Records with drawing code
-- START --

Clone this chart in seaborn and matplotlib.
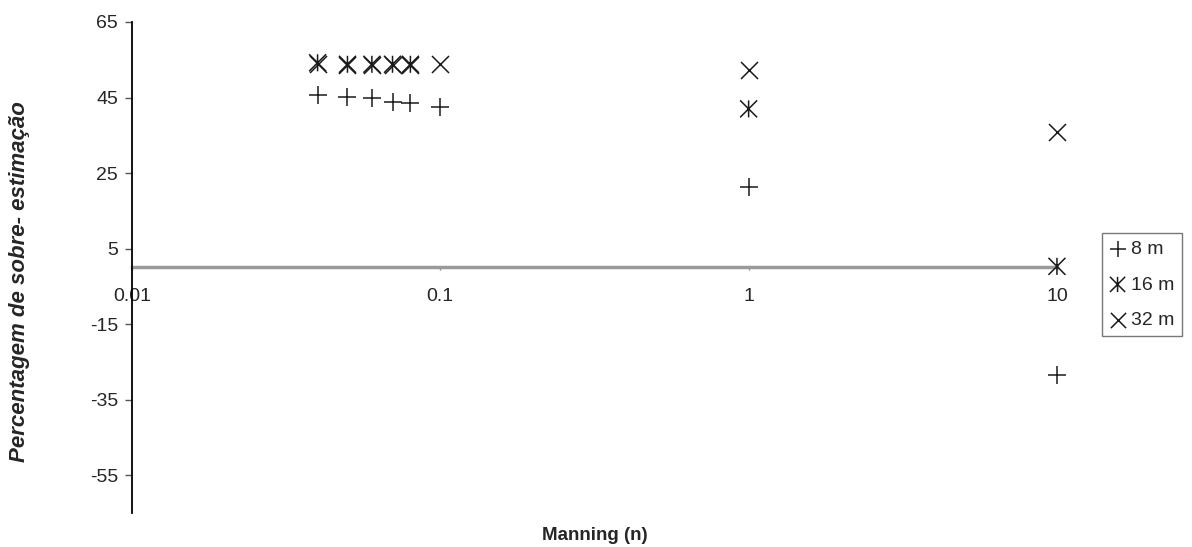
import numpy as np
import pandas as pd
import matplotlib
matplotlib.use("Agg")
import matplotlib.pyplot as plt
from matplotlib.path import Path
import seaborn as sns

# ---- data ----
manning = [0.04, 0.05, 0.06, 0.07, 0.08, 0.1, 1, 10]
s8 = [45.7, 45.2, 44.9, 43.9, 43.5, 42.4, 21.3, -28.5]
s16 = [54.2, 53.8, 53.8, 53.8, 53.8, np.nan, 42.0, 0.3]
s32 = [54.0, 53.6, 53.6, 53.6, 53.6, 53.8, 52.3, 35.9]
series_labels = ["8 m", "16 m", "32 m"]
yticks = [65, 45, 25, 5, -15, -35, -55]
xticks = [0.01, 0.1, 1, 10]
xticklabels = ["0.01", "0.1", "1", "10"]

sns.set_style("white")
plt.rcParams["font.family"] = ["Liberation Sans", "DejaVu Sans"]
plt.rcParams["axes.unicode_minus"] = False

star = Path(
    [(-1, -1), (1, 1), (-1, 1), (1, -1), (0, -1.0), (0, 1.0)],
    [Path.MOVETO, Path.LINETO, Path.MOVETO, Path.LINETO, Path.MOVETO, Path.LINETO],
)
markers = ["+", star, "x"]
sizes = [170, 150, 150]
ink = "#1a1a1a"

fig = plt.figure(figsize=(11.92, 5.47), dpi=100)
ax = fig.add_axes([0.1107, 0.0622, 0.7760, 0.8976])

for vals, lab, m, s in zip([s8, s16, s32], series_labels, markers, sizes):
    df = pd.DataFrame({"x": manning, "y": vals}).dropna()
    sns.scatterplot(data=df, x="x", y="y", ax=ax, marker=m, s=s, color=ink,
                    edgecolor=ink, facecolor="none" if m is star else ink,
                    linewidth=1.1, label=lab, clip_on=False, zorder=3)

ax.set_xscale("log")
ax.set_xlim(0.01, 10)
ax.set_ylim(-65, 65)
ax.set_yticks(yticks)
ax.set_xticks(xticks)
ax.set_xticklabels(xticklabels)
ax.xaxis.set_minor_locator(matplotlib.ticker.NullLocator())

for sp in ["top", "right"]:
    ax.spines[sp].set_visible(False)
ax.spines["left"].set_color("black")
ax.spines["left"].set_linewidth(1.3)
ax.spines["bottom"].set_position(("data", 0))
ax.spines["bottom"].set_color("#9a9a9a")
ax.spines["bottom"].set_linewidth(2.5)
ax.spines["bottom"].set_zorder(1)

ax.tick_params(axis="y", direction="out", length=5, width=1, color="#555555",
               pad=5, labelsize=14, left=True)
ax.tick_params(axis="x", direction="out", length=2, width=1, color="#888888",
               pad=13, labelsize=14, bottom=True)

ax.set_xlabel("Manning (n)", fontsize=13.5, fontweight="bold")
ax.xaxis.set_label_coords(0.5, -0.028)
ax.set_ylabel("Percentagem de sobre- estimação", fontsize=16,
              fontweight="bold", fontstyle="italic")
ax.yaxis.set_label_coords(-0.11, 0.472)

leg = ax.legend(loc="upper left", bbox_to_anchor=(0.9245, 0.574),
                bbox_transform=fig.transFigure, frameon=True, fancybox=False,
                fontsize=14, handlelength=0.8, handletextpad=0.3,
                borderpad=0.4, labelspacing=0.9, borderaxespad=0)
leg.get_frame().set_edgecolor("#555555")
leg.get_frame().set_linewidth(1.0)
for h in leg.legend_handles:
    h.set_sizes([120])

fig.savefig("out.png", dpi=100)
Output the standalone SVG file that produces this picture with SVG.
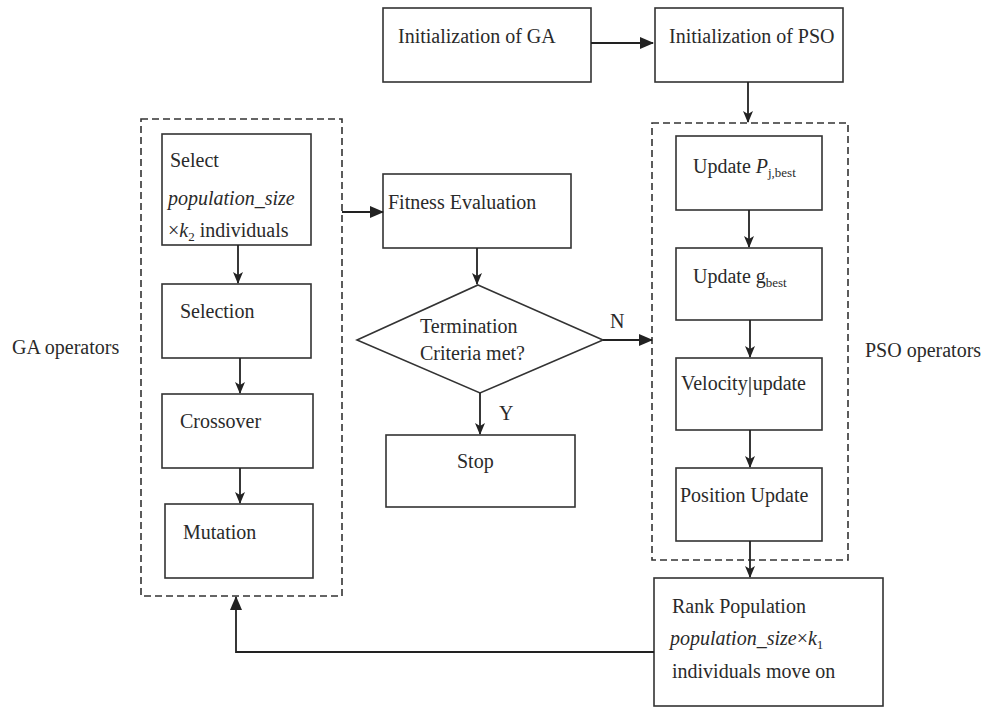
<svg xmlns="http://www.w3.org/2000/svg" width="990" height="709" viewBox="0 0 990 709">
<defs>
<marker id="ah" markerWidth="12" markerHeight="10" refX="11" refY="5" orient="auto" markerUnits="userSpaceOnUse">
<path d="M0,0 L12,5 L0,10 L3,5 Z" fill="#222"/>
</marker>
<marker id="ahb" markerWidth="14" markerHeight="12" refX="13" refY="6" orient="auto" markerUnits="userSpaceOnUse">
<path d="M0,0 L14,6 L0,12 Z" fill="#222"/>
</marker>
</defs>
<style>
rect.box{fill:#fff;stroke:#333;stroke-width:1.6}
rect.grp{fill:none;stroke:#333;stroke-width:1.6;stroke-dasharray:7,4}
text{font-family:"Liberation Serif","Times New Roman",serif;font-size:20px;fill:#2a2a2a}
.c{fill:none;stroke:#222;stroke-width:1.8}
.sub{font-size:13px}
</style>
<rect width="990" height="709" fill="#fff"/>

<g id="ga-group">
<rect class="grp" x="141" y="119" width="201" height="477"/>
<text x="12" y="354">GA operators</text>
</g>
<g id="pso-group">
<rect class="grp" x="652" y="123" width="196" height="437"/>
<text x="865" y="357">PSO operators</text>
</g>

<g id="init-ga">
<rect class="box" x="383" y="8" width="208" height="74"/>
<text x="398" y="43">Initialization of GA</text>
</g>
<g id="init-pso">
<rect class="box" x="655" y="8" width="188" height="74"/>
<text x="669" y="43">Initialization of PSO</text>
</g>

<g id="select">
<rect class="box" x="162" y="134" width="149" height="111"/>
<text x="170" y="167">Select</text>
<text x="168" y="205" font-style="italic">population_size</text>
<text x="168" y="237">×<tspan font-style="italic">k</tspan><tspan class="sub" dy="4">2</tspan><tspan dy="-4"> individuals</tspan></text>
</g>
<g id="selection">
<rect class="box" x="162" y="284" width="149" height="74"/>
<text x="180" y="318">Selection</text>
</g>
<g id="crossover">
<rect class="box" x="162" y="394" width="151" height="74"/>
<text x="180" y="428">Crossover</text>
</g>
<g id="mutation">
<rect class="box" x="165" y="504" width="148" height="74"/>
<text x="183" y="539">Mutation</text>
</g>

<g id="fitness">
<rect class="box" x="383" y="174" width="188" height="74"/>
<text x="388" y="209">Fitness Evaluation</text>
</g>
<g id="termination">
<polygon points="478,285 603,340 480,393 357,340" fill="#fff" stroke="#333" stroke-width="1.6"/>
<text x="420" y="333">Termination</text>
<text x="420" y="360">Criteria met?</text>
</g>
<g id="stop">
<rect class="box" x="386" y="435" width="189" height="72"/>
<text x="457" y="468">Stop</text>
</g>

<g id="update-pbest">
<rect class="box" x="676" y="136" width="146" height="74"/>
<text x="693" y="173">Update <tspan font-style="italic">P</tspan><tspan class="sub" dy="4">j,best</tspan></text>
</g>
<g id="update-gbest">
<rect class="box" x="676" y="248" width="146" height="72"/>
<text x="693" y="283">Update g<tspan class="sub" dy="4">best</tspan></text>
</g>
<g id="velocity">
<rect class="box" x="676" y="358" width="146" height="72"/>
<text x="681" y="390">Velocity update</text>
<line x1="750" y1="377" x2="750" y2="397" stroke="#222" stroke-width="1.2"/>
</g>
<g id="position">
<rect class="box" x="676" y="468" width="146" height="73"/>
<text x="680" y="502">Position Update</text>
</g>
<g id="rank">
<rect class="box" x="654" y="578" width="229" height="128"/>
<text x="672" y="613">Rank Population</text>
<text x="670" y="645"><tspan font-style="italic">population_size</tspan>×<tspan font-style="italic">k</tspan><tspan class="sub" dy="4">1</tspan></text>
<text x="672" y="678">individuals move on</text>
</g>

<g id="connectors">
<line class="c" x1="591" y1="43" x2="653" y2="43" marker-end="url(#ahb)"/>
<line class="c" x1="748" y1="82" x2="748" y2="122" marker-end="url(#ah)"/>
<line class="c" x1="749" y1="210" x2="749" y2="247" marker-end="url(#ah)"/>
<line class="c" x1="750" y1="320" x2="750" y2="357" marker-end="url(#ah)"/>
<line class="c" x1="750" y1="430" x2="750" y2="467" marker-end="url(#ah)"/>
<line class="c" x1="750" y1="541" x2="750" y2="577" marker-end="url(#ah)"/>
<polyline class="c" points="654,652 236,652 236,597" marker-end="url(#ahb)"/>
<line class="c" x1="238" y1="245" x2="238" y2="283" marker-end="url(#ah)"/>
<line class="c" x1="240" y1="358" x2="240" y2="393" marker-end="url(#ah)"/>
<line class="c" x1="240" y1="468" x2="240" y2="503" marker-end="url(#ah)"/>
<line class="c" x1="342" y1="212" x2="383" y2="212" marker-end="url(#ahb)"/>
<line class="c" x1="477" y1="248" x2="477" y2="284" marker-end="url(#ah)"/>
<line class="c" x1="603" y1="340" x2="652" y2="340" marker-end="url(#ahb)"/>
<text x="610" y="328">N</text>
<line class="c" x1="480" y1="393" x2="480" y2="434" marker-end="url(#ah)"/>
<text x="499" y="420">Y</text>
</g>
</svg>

-- END --

-- Request --
Gather from the data above every line with the string "matplotlib".

-- Task result --
Clone this chart in seaborn and matplotlib.
import matplotlib
matplotlib.use("Agg")
import matplotlib.pyplot as plt
from matplotlib.path import Path
ax.xaxis.set_minor_locator(matplotlib.ticker.NullLocator())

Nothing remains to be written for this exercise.